___ Dataset section
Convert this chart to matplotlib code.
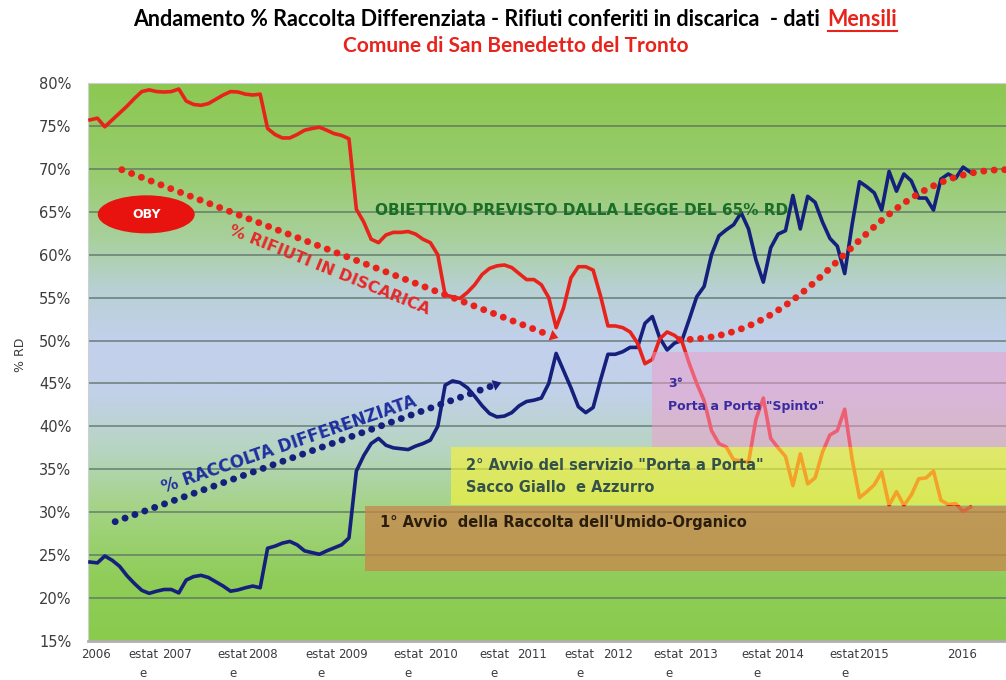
import numpy as np
import matplotlib.pyplot as plt
from matplotlib.colors import LinearSegmentedColormap
from matplotlib.patches import Ellipse, Rectangle
from matplotlib.lines import Line2D

# monthly data, Jan 2006 onwards (index = month number)
rd = [24.2, 24.1, 24.9, 24.4, 23.7, 22.6, 21.7, 20.9, 20.55, 20.8,
      21.0, 21.0, 20.6, 22.1, 22.5, 22.65, 22.4, 21.9, 21.4, 20.8,
      20.95, 21.2, 21.4, 21.2, 25.8, 26.05, 26.4, 26.6, 26.2, 25.5,
      25.3, 25.1, 25.5, 25.85, 26.2, 27.0, 34.8, 36.6, 38.0, 38.6,
      37.8, 37.5, 37.4, 37.3, 37.7, 38.0, 38.4, 40.0, 44.8, 45.3,
      45.1, 44.5, 43.5, 42.4, 41.5, 41.1, 41.2, 41.6, 42.4, 42.9,
      43.05, 43.3, 45.0, 48.5, 46.5, 44.5, 42.3, 41.6, 42.2, 45.4,
      48.4, 48.4, 48.7, 49.2, 49.2, 52.0, 52.8, 50.3, 48.9, 49.7,
      50.0, 52.5, 55.1, 56.3, 60.0, 62.2, 62.9, 63.5, 64.9, 63.0,
      59.4, 56.8, 60.8, 62.4, 62.8, 66.9, 63.0, 66.8, 66.1, 63.8,
      61.9, 61.0, 57.8, 63.5, 68.5, 67.9, 67.2, 65.2, 69.7, 67.4,
      69.4, 68.6, 66.6, 66.6, 65.2, 68.8, 69.4, 68.9, 70.2, 69.6]

discarica = [75.7, 75.9, 74.9, 75.7, 76.5, 77.3, 78.2, 79.0, 79.2, 79.0,
             78.95, 79.0, 79.3, 77.9, 77.5, 77.4, 77.6, 78.1, 78.6, 79.0,
             78.95, 78.7, 78.6, 78.7, 74.7, 74.0, 73.6, 73.6, 74.0, 74.5,
             74.7, 74.85, 74.5, 74.1, 73.9, 73.5, 65.3, 63.8, 61.8, 61.4,
             62.3, 62.6, 62.6, 62.7, 62.4, 61.8, 61.4, 60.0, 55.3, 55.1,
             54.9, 55.6, 56.5, 57.7, 58.4, 58.7, 58.8, 58.5, 57.8, 57.1,
             57.1, 56.5, 55.0, 51.5, 53.8, 57.3, 58.6, 58.6, 58.2, 55.2,
             51.7, 51.7, 51.5, 51.0, 49.7, 47.3, 47.8, 50.2, 51.0, 50.6,
             49.9, 47.3, 45.0, 43.0, 39.5, 38.0, 37.6, 36.1, 36.0, 35.8,
             40.8, 43.3, 38.6, 37.5, 36.5, 33.1, 36.8, 33.3, 34.0, 37.0,
             39.0, 39.5, 42.0, 36.2, 31.7, 32.4, 33.2, 34.7, 30.8, 32.4,
             30.8, 32.0, 33.9, 34.0, 34.8, 31.4, 30.9, 31.0, 30.1, 30.6]

months = np.arange(len(rd))

year_labels = ['2006', '2007', '2008', '2009', '2010', '2011', '2012',
               '2013', '2014', '2015', '2016']
year_pos = [0.8, 11.8, 23.4, 35.5, 47.7, 59.7, 71.4, 82.9, 94.5, 105.9, 117.8]
estate_pos = [7.2, 19.3, 31.2, 43.0, 54.6, 66.2, 78.2, 90.1, 102.0]

y_ticks = list(range(15, 81, 5))

red = '#e8231c'
navy = '#15207c'
x0, x1 = -0.27, 123.8

fig = plt.figure(figsize=(10.06, 6.8), dpi=100)
ax = fig.add_axes([88 / 1006, 1 - 641 / 680, (1006 - 88) / 1006, (641 - 83) / 680])
ax.set_xlim(x0, x1)
ax.set_ylim(15, 80)

# background gradient green -> blue -> green
stops = [(15, '#8acb4e'), (22, '#8fcd58'), (30, '#a3d382'), (37, '#b6d5c0'),
         (44, '#c2d1ea'), (50, '#c2d0ec'), (56, '#b8d1d4'), (62, '#a8d09c'),
         (70, '#98cc6c'), (80, '#8cc852')]
cmap = LinearSegmentedColormap.from_list('bg', [((v - 15) / 65, c) for v, c in stops])
ax.imshow(np.linspace(0, 1, 256).reshape(-1, 1), extent=[x0, x1, 15, 80],
          origin='lower', aspect='auto', cmap=cmap, zorder=0)

for v in y_ticks[1:-1]:
    ax.axhline(v, color='#55695f', lw=1.1, alpha=0.8, zorder=1)

ax.plot(months, rd, color=navy, lw=2.6, zorder=3, solid_joinstyle='round')
ax.plot(months, discarica, color=red, lw=2.6, zorder=4, solid_joinstyle='round')

# phase boxes (semi transparent, over the lines)
ax.add_patch(Rectangle((75.9, 37.65), x1 - 75.9, 48.7 - 37.65, fc='#f29ccb',
                       ec='none', alpha=0.5, zorder=5))
ax.add_patch(Rectangle((48.8, 30.9), x1 - 48.8, 37.65 - 30.9, fc='#fcf733',
                       ec='none', alpha=0.6, zorder=5))
ax.add_patch(Rectangle((37.2, 23.1), x1 - 37.2, 30.7 - 23.1, fc='#c9864a',
                       ec='none', alpha=0.75, zorder=5))

ax.text(78.1, 45.05, '3°', color='#3a2aa0', fontsize=9, fontweight='bold',
        va='center', zorder=7)
ax.text(78.1, 42.3, 'Porta a Porta "Spinto"', color='#3a2aa0', fontsize=9,
        fontweight='bold', va='center', zorder=7)
ax.text(50.8, 35.4, '2° Avvio del servizio "Porta a Porta"', color='#35524a',
        fontsize=10.5, fontweight='bold', va='center', zorder=7)
ax.text(50.8, 32.9, 'Sacco Giallo  e Azzurro', color='#35524a',
        fontsize=10.5, fontweight='bold', va='center', zorder=7)
ax.text(39.2, 28.75, "1° Avvio  della Raccolta dell'Umido-Organico",
        color='#2b1d0e', fontsize=10.5, fontweight='bold', va='center', zorder=7)
ax.text(38.5, 65.1, 'OBIETTIVO PREVISTO DALLA LEGGE DEL 65% RD',
        color='#1a6e25', fontsize=11, fontweight='bold', va='center', zorder=7)

# dotted trend arrows
dots = dict(lw=5, ls=(0, (0.01, 1.5)), dash_capstyle='round', zorder=8)
ax.plot([4.3, 62.2], [69.9, 50.6], color=red, **dots)
ax.annotate('', xy=(63.3, 50.3), xytext=(61.5, 50.85),
            arrowprops=dict(arrowstyle='-|>,head_length=0.6,head_width=0.4',
                            color=red, lw=0, shrinkA=0, shrinkB=0), zorder=8)
ax.plot([3.4, 54.6], [28.9, 44.8], color=navy, **dots)
ax.annotate('', xy=(55.6, 45.1), xytext=(53.8, 44.55),
            arrowprops=dict(arrowstyle='-|>,head_length=0.6,head_width=0.4',
                            color=navy, lw=0, shrinkA=0, shrinkB=0), zorder=8)

t = np.linspace(0, 1, 200)[:, None]
ctrl = np.array([[79.7, 50.1], [100.0, 50.1], [104.0, 69.9], [123.8, 69.9]])
curve = ((1 - t) ** 3 * ctrl[0] + 3 * (1 - t) ** 2 * t * ctrl[1]
         + 3 * (1 - t) * t ** 2 * ctrl[2] + t ** 3 * ctrl[3])
ax.plot(curve[:, 0], curve[:, 1], color=red, **dots)

ax.text(32.4, 58.2, '% RIFIUTI IN DISCARICA', color='#e52a2a', fontsize=11.5,
        fontweight='bold', rotation=-22, ha='center', va='center', zorder=8)
ax.text(26.9, 37.9, '% RACCOLTA DIFFERENZIATA', color='#1f2f9f', fontsize=12,
        fontweight='bold', rotation=19, ha='center', va='center', zorder=8)

ax.add_patch(Ellipse((7.6, 64.7), 13.1, 4.43, fc='#e8120e', ec='none', zorder=8))
ax.text(7.6, 64.7, 'OBY', color='white', fontsize=9, fontweight='bold',
        ha='center', va='center', zorder=9)

# axes
ax.set_yticks(y_ticks)
ax.set_yticklabels(['%d%%' % v for v in y_ticks], fontsize=10.5, color='#3c3c3c')
ax.set_xticks(year_pos + estate_pos)
ax.set_xticklabels(year_labels + ['estat\ne'] * len(estate_pos), fontsize=8.5,
                   color='#3c3c3c', linespacing=1.6)
ax.tick_params(axis='y', length=0, pad=12)
ax.tick_params(axis='x', length=0, pad=5)
for s in ['top', 'left', 'right']:
    ax.spines[s].set_color('#cfcfcf')
ax.spines['bottom'].set_color('#b0b0b0')
ax.spines['bottom'].set_linewidth(2)

fig.text(20 / 1006, 1 - 355 / 680, '% RD', rotation=90, fontsize=9,
         color='#3c3c3c', ha='center', va='center')

# title with red underlined "Mensili"
t1 = fig.text(0, 1 - 20 / 680, 'Andamento % Raccolta Differenziata - Rifiuti conferiti in discarica  - dati',
              fontsize=15.5, fontweight='bold', family='Lato', ha='left', va='center')
t2 = fig.text(0, 1 - 20 / 680, 'Mensili', fontsize=15.5, fontweight='bold',
              family='Lato', color='#e8231c', ha='left', va='center')
fig.text(516 / 1006, 1 - 46 / 680, 'Comune di San Benedetto del Tronto',
         fontsize=15, fontweight='bold', family='Lato', color='#e8231c',
         ha='center', va='center')
fig.canvas.draw()
r = fig.canvas.get_renderer()
w1 = t1.get_window_extent(r).width
w2 = t2.get_window_extent(r).width
start = 515 - (w1 + 8 + w2) / 2
t1.set_x(start / 1006)
t2.set_x((start + w1 + 8) / 1006)
uy = 1 - 31 / 680
fig.add_artist(Line2D([(start + w1 + 8) / 1006, (start + w1 + 8 + w2) / 1006],
                      [uy, uy], color='#e8231c', lw=1.5))

fig.savefig('out.png', dpi=100, facecolor='white')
______
> _Exercise task_: From the first line above down to the line with "from matplotlib.lines import Line2D", reproduce every line and no others, omitting pictures.

> _Written solution_:
Convert this chart to matplotlib code.
import numpy as np
import matplotlib.pyplot as plt
from matplotlib.colors import LinearSegmentedColormap
from matplotlib.patches import Ellipse, Rectangle
from matplotlib.lines import Line2D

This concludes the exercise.